CLEVELAND -- After enthusiastically accepting his party's nomination for president, Donald Trump had his campaign go on the attack Tuesday night -- bashing Hillary Clinton and the current state of the economy on day two of the Republican National Convention.
"I welcome the opportunity to hold Hillary Rodham Clinton accountable for her performance and her character," shouted New Jersey Gov. Chris Christie.
Playing the attack dog didn't earn him the top spot in Donald Trump's veepstakes, but that didn't stop Christie from detailing the so-called email and dereliction of duty faults of Trump's Democratic presidential opponent.
Some of the loudest cheers on the floor of the Republican National Convention came during Christie's prosecution of Clinton he said on the facts.
Delegates shouted, "Lock her up..lock her up!"
The night was billed as "Make America Work Again," but that topic wasn't hit right away.
Felicia Tweedy, a California RNC delegate from Los Angeles, thinks the security spill-over still ties in.
"I think a lot of Americans don't know the facts and this is what's needed... to be laid out to the American people. You have this or you have that," she said.
"I believe the measure of a person is revealed in their darkest times," said Tiffany Trump, Donald Trump's daughter who just graduated from college.

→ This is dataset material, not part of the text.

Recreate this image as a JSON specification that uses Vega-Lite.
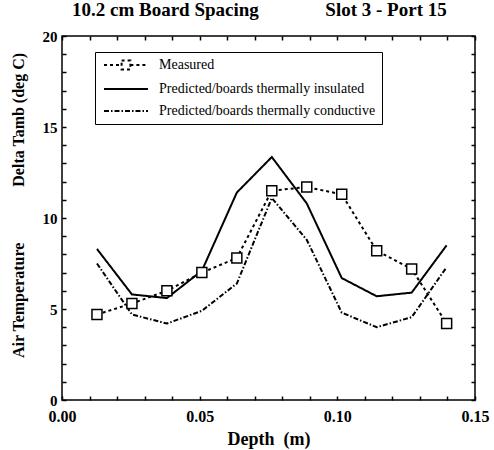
{
  "$schema": "https://vega.github.io/schema/vega-lite/v6.json",
  "width": 413,
  "height": 364,
  "autosize": {"type": "none"},
  "padding": {"left": 62, "top": 36, "right": 19, "bottom": 50},
  "background": "white",
  "config": {
    "font": "Liberation Serif",
    "view": {"stroke": "black", "strokeWidth": 1.5},
    "axis": {"grid": false, "domain": false, "tickColor": "black", "labelColor": "black", "titleColor": "black", "labelFont": "Liberation Serif", "titleFont": "Liberation Serif", "labelFontWeight": "bold", "titleFontWeight": "bold"}
  },
  "title": {
    "text": "10.2 cm Board Spacing\u00a0\u00a0\u00a0\u00a0\u00a0\u00a0\u00a0\u00a0\u00a0\u00a0\u00a0\u00a0\u00a0\u00a0Slot 3 - Port 15",
    "anchor": "start",
    "frame": "group",
    "dx": 10,
    "offset": 9,
    "font": "Liberation Serif",
    "fontSize": 19,
    "fontWeight": "bold",
    "color": "black"
  },
  "data": {
    "values": [
      {"depth": 0.0127, "temp": 4.7, "series": "Measured"},
      {"depth": 0.0254, "temp": 5.3, "series": "Measured"},
      {"depth": 0.0381, "temp": 6.0, "series": "Measured"},
      {"depth": 0.0508, "temp": 7.0, "series": "Measured"},
      {"depth": 0.0635, "temp": 7.8, "series": "Measured"},
      {"depth": 0.0762, "temp": 11.5, "series": "Measured"},
      {"depth": 0.0889, "temp": 11.7, "series": "Measured"},
      {"depth": 0.1016, "temp": 11.3, "series": "Measured"},
      {"depth": 0.1143, "temp": 8.2, "series": "Measured"},
      {"depth": 0.127, "temp": 7.2, "series": "Measured"},
      {"depth": 0.1397, "temp": 4.2, "series": "Measured"},
      {"depth": 0.0127, "temp": 8.3, "series": "Predicted/boards thermally insulated"},
      {"depth": 0.0254, "temp": 5.8, "series": "Predicted/boards thermally insulated"},
      {"depth": 0.0381, "temp": 5.6, "series": "Predicted/boards thermally insulated"},
      {"depth": 0.0508, "temp": 7.1, "series": "Predicted/boards thermally insulated"},
      {"depth": 0.0635, "temp": 11.4, "series": "Predicted/boards thermally insulated"},
      {"depth": 0.0762, "temp": 13.35, "series": "Predicted/boards thermally insulated"},
      {"depth": 0.0889, "temp": 10.8, "series": "Predicted/boards thermally insulated"},
      {"depth": 0.1016, "temp": 6.7, "series": "Predicted/boards thermally insulated"},
      {"depth": 0.1143, "temp": 5.7, "series": "Predicted/boards thermally insulated"},
      {"depth": 0.127, "temp": 5.9, "series": "Predicted/boards thermally insulated"},
      {"depth": 0.1397, "temp": 8.5, "series": "Predicted/boards thermally insulated"},
      {"depth": 0.0127, "temp": 7.5, "series": "Predicted/boards thermally conductive"},
      {"depth": 0.0254, "temp": 4.7, "series": "Predicted/boards thermally conductive"},
      {"depth": 0.0381, "temp": 4.2, "series": "Predicted/boards thermally conductive"},
      {"depth": 0.0508, "temp": 4.9, "series": "Predicted/boards thermally conductive"},
      {"depth": 0.0635, "temp": 6.4, "series": "Predicted/boards thermally conductive"},
      {"depth": 0.0762, "temp": 11.1, "series": "Predicted/boards thermally conductive"},
      {"depth": 0.0889, "temp": 8.8, "series": "Predicted/boards thermally conductive"},
      {"depth": 0.1016, "temp": 4.8, "series": "Predicted/boards thermally conductive"},
      {"depth": 0.1143, "temp": 4.0, "series": "Predicted/boards thermally conductive"},
      {"depth": 0.127, "temp": 4.55, "series": "Predicted/boards thermally conductive"},
      {"depth": 0.1397, "temp": 7.3, "series": "Predicted/boards thermally conductive"}
    ]
  },
  "layer": [
    {
      "mark": {"type": "line", "color": "black", "strokeWidth": 2},
      "encoding": {
        "x": {
          "field": "depth", "type": "quantitative",
          "scale": {"domain": [0, 0.15], "nice": false, "zero": false},
          "axis": {
            "orient": "bottom", "title": "Depth\u00a0\u00a0(m)", "titleFontSize": 18, "titlePadding": 6,
            "values": [0, 0.01, 0.02, 0.03, 0.04, 0.05, 0.06, 0.07, 0.08, 0.09, 0.1, 0.11, 0.12, 0.13, 0.14, 0.15],
            "labelExpr": "abs(datum.value*20 - round(datum.value*20)) < 0.001 ? format(datum.value, '.2f') : ''",
            "labelFontSize": 16, "labelPadding": 12, "tickSize": -4, "tickWidth": 1.5, "labelFlush": false
          }
        },
        "y": {
          "field": "temp", "type": "quantitative",
          "scale": {"domain": [0, 20], "nice": false},
          "axis": {
            "orient": "left", "title": "Air Temperature\u00a0\u00a0\u00a0\u00a0\u00a0\u00a0\u00a0\u00a0\u00a0\u00a0\u00a0\u00a0\u00a0\u00a0Delta Tamb (deg C)", "titleFontSize": 16, "titlePadding": 16, "titleY": 169,
            "values": [0,1,2,3,4,5,6,7,8,9,10,11,12,13,14,15,16,17,18,19,20],
            "labelExpr": "datum.value % 5 == 0 ? datum.label : ''",
            "labelFontSize": 15, "labelPadding": 9, "tickSize": -4, "tickWidth": 1.5
          }
        },
        "detail": {"field": "series"},
        "strokeDash": {
          "field": "series", "type": "nominal",
          "scale": {
            "domain": ["Measured", "Predicted/boards thermally insulated", "Predicted/boards thermally conductive"],
            "range": [[3, 3], [1, 0], [5, 2, 1.5, 2]]
          },
          "legend": {
            "title": null,
            "orient": "none",
            "legendX": 33,
            "legendY": 16,
            "strokeColor": "black",
            "fillColor": "white",
            "padding": 6,
            "symbolSize": 121,
            "symbolOffset": 18,
            "symbolStrokeWidth": 2,
            "symbolStrokeColor": "black",
            "labelFont": "Liberation Serif",
            "labelFontSize": 14,
            "labelColor": "black",
            "labelOffset": 26,
            "rowPadding": 8,
            "labelLimit": 300,
            "encode": {
              "symbols": {
                "update": {
                  "shape": {"signal": "datum.value == 'Measured' ? 'M-4,0H-0.8M-0.8,-0.8H0.8V0.8H-0.8ZM0.8,0H4' : 'M-4,0H4'"},
                  "fill": {"value": "white"},
                  "stroke": {"value": "black"},
                  "strokeWidth": {"value": 2},
                  "strokeDash": {"scale": "strokeDash", "field": "value"},
                  "size": {"value": 121}
                }
              }
            }
          }
        }
      }
    },
    {
      "transform": [{"filter": "datum.series == 'Measured'"}],
      "mark": {"type": "point", "shape": "square", "filled": true, "fill": "white", "stroke": "black", "strokeWidth": 1.5, "size": 100, "opacity": 1},
      "encoding": {
        "x": {
          "field": "depth", "type": "quantitative",
          "axis": {
            "orient": "top", "title": null, "labels": false,
            "values": [0, 0.01, 0.02, 0.03, 0.04, 0.05, 0.06, 0.07, 0.08, 0.09, 0.1, 0.11, 0.12, 0.13, 0.14, 0.15],
            "tickSize": -4, "tickWidth": 1.5
          }
        },
        "y": {
          "field": "temp", "type": "quantitative",
          "axis": {
            "orient": "right", "title": null, "labels": false,
            "values": [0,1,2,3,4,5,6,7,8,9,10,11,12,13,14,15,16,17,18,19,20],
            "tickSize": -4, "tickWidth": 1.5
          }
        }
      }
    }
  ],
  "resolve": {"axis": {"x": "independent", "y": "independent"}}
}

She went on to say her dad's never done anything halfway.
Tiffany played the role of personalizer-in-chief on night two in Cleveland -- thrilling delegates who say the courage and poise she developed through her dad make him more presidential.
"He understands what the attributes are and how to empower someone and give them that kind of confidence," said Liz Ritchie, a California delegate from North Brentwood.
Then it was down to the business of business.
One San Diego delegate's been studying the numbers he believes Trump can fix.
"We have $17 to $19 trillion in debt that's generating $30 billion a month in interest payments that we're having to make to foreign ownership," said Michael Stoff.
Pro golfer and former Trump apprentice Natalie Gulbis from Granite Bay shared an economic lesson from the billionaire she says changed her life.
"Never fear challenging the status quo," she said.
Someone also pretty professional at that concept -- Don King
"Why do I like Donald Trump? Because he's iconoclastic. Why do I like Donald Trump? Because nobody knows what he can't do. He can't be bought, he can't be intimidated," said the legendary promoter.
And from the GOP's namesake delegates heard about a life lesson that could change the way the American economy is managed.
"For too long we've been punting problems down the road. In business I was trained by my father to make the tough decisions today for a brighter future tomorrow," said Donald Trump Junior.